▶ [WHAT THE TASK ASKS] Copy the listing below in full and skip every picture.

# MATERIAL PROVIDED start

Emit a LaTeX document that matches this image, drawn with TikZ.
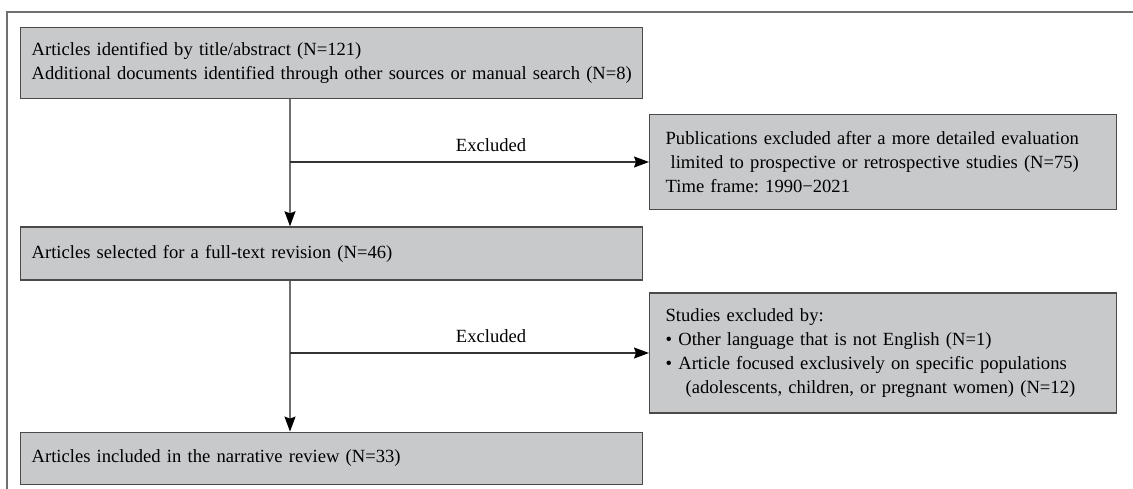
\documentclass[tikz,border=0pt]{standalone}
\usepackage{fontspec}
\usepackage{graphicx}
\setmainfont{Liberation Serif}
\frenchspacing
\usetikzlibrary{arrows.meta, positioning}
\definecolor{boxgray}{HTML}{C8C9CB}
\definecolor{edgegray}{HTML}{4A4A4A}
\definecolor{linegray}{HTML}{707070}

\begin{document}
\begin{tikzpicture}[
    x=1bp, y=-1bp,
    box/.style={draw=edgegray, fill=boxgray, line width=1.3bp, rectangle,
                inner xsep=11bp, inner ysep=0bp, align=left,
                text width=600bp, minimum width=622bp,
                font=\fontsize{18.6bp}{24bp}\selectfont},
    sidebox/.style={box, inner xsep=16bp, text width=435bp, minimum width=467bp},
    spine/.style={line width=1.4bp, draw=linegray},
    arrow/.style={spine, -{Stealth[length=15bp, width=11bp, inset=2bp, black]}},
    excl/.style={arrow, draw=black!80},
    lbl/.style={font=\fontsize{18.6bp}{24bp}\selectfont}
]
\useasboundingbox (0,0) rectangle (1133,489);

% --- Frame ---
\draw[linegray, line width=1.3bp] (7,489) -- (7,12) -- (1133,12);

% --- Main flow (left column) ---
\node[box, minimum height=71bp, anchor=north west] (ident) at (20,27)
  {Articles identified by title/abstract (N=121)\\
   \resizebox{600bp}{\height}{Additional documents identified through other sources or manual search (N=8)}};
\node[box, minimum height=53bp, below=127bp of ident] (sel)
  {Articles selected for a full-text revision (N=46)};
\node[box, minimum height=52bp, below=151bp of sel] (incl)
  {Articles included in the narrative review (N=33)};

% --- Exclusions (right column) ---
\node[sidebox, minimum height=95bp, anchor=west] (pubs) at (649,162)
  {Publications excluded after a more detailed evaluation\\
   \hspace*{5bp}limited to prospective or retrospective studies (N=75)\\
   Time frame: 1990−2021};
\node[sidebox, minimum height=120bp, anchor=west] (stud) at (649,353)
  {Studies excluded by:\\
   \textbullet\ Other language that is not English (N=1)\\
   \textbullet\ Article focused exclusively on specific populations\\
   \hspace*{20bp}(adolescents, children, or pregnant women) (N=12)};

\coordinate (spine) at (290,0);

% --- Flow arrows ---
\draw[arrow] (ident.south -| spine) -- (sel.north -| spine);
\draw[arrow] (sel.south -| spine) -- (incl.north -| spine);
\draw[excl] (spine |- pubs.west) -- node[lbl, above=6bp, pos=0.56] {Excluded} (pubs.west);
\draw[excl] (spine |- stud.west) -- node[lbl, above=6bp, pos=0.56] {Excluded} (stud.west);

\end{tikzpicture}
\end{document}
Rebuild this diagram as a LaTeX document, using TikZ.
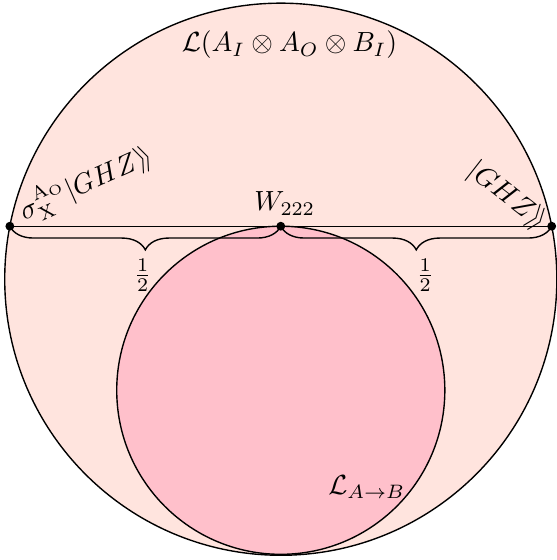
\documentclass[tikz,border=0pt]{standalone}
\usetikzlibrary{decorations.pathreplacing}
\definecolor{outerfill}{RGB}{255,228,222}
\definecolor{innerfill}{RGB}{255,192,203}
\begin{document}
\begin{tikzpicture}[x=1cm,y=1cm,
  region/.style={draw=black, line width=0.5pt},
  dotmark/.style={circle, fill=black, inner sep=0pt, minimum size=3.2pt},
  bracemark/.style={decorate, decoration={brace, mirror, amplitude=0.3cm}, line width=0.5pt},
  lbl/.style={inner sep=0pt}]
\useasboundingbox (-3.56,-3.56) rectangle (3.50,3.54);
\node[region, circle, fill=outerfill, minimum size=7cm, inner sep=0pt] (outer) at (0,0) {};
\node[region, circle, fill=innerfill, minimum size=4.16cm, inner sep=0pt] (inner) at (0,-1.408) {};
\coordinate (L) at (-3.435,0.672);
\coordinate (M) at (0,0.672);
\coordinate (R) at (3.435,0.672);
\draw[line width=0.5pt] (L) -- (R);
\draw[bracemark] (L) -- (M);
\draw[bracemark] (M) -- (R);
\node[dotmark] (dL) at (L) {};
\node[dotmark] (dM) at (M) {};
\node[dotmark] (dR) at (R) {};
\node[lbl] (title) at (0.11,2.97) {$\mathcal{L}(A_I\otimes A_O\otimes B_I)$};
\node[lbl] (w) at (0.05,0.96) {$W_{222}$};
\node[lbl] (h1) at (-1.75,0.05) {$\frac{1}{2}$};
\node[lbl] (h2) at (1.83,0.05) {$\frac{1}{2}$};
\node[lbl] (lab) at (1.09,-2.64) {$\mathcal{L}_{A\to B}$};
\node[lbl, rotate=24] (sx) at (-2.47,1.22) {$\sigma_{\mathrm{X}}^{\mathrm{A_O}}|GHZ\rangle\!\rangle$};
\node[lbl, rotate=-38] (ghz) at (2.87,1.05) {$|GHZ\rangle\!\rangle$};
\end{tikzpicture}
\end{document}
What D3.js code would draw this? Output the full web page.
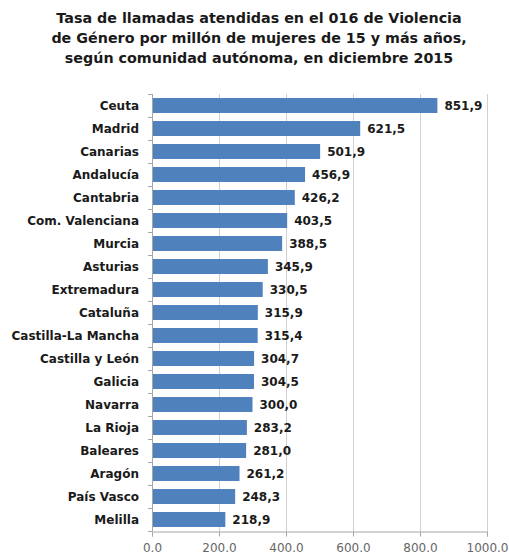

# MATERIAL PROVIDED end

▶ [TASK SOLUTION]
Emit a LaTeX document that matches this image, drawn with TikZ.
\documentclass[tikz,border=0pt]{standalone}
\usepackage{fontspec}
\usepackage{graphicx}
\setmainfont{Liberation Serif}
\frenchspacing
\usetikzlibrary{arrows.meta, positioning}
\definecolor{boxgray}{HTML}{C8C9CB}
\definecolor{edgegray}{HTML}{4A4A4A}
\definecolor{linegray}{HTML}{707070}

\begin{document}
\begin{tikzpicture}[
    x=1bp, y=-1bp,
    box/.style={draw=edgegray, fill=boxgray, line width=1.3bp, rectangle,
                inner xsep=11bp, inner ysep=0bp, align=left,
                text width=600bp, minimum width=622bp,
                font=\fontsize{18.6bp}{24bp}\selectfont},
    sidebox/.style={box, inner xsep=16bp, text width=435bp, minimum width=467bp},
    spine/.style={line width=1.4bp, draw=linegray},
    arrow/.style={spine, -{Stealth[length=15bp, width=11bp, inset=2bp, black]}},
    excl/.style={arrow, draw=black!80},
    lbl/.style={font=\fontsize{18.6bp}{24bp}\selectfont}
]
\useasboundingbox (0,0) rectangle (1133,489);

% --- Frame ---
\draw[linegray, line width=1.3bp] (7,489) -- (7,12) -- (1133,12);

% --- Main flow (left column) ---
\node[box, minimum height=71bp, anchor=north west] (ident) at (20,27)
  {Articles identified by title/abstract (N=121)\\
   \resizebox{600bp}{\height}{Additional documents identified through other sources or manual search (N=8)}};
\node[box, minimum height=53bp, below=127bp of ident] (sel)
  {Articles selected for a full-text revision (N=46)};
\node[box, minimum height=52bp, below=151bp of sel] (incl)
  {Articles included in the narrative review (N=33)};

% --- Exclusions (right column) ---
\node[sidebox, minimum height=95bp, anchor=west] (pubs) at (649,162)
  {Publications excluded after a more detailed evaluation\\
   \hspace*{5bp}limited to prospective or retrospective studies (N=75)\\
   Time frame: 1990−2021};
\node[sidebox, minimum height=120bp, anchor=west] (stud) at (649,353)
  {Studies excluded by:\\
   \textbullet\ Other language that is not English (N=1)\\
   \textbullet\ Article focused exclusively on specific populations\\
   \hspace*{20bp}(adolescents, children, or pregnant women) (N=12)};

\coordinate (spine) at (290,0);

% --- Flow arrows ---
\draw[arrow] (ident.south -| spine) -- (sel.north -| spine);
\draw[arrow] (sel.south -| spine) -- (incl.north -| spine);
\draw[excl] (spine |- pubs.west) -- node[lbl, above=6bp, pos=0.56] {Excluded} (pubs.west);
\draw[excl] (spine |- stud.west) -- node[lbl, above=6bp, pos=0.56] {Excluded} (stud.west);

\end{tikzpicture}
\end{document}
Rebuild this diagram as a LaTeX document, using TikZ.
\documentclass[tikz,border=0pt]{standalone}
\usetikzlibrary{decorations.pathreplacing}
\definecolor{outerfill}{RGB}{255,228,222}
\definecolor{innerfill}{RGB}{255,192,203}
\begin{document}
\begin{tikzpicture}[x=1cm,y=1cm,
  region/.style={draw=black, line width=0.5pt},
  dotmark/.style={circle, fill=black, inner sep=0pt, minimum size=3.2pt},
  bracemark/.style={decorate, decoration={brace, mirror, amplitude=0.3cm}, line width=0.5pt},
  lbl/.style={inner sep=0pt}]
\useasboundingbox (-3.56,-3.56) rectangle (3.50,3.54);
\node[region, circle, fill=outerfill, minimum size=7cm, inner sep=0pt] (outer) at (0,0) {};
\node[region, circle, fill=innerfill, minimum size=4.16cm, inner sep=0pt] (inner) at (0,-1.408) {};
\coordinate (L) at (-3.435,0.672);
\coordinate (M) at (0,0.672);
\coordinate (R) at (3.435,0.672);
\draw[line width=0.5pt] (L) -- (R);
\draw[bracemark] (L) -- (M);
\draw[bracemark] (M) -- (R);
\node[dotmark] (dL) at (L) {};
\node[dotmark] (dM) at (M) {};
\node[dotmark] (dR) at (R) {};
\node[lbl] (title) at (0.11,2.97) {$\mathcal{L}(A_I\otimes A_O\otimes B_I)$};
\node[lbl] (w) at (0.05,0.96) {$W_{222}$};
\node[lbl] (h1) at (-1.75,0.05) {$\frac{1}{2}$};
\node[lbl] (h2) at (1.83,0.05) {$\frac{1}{2}$};
\node[lbl] (lab) at (1.09,-2.64) {$\mathcal{L}_{A\to B}$};
\node[lbl, rotate=24] (sx) at (-2.47,1.22) {$\sigma_{\mathrm{X}}^{\mathrm{A_O}}|GHZ\rangle\!\rangle$};
\node[lbl, rotate=-38] (ghz) at (2.87,1.05) {$|GHZ\rangle\!\rangle$};
\end{tikzpicture}
\end{document}
What D3.js code would draw this? Output the full web page.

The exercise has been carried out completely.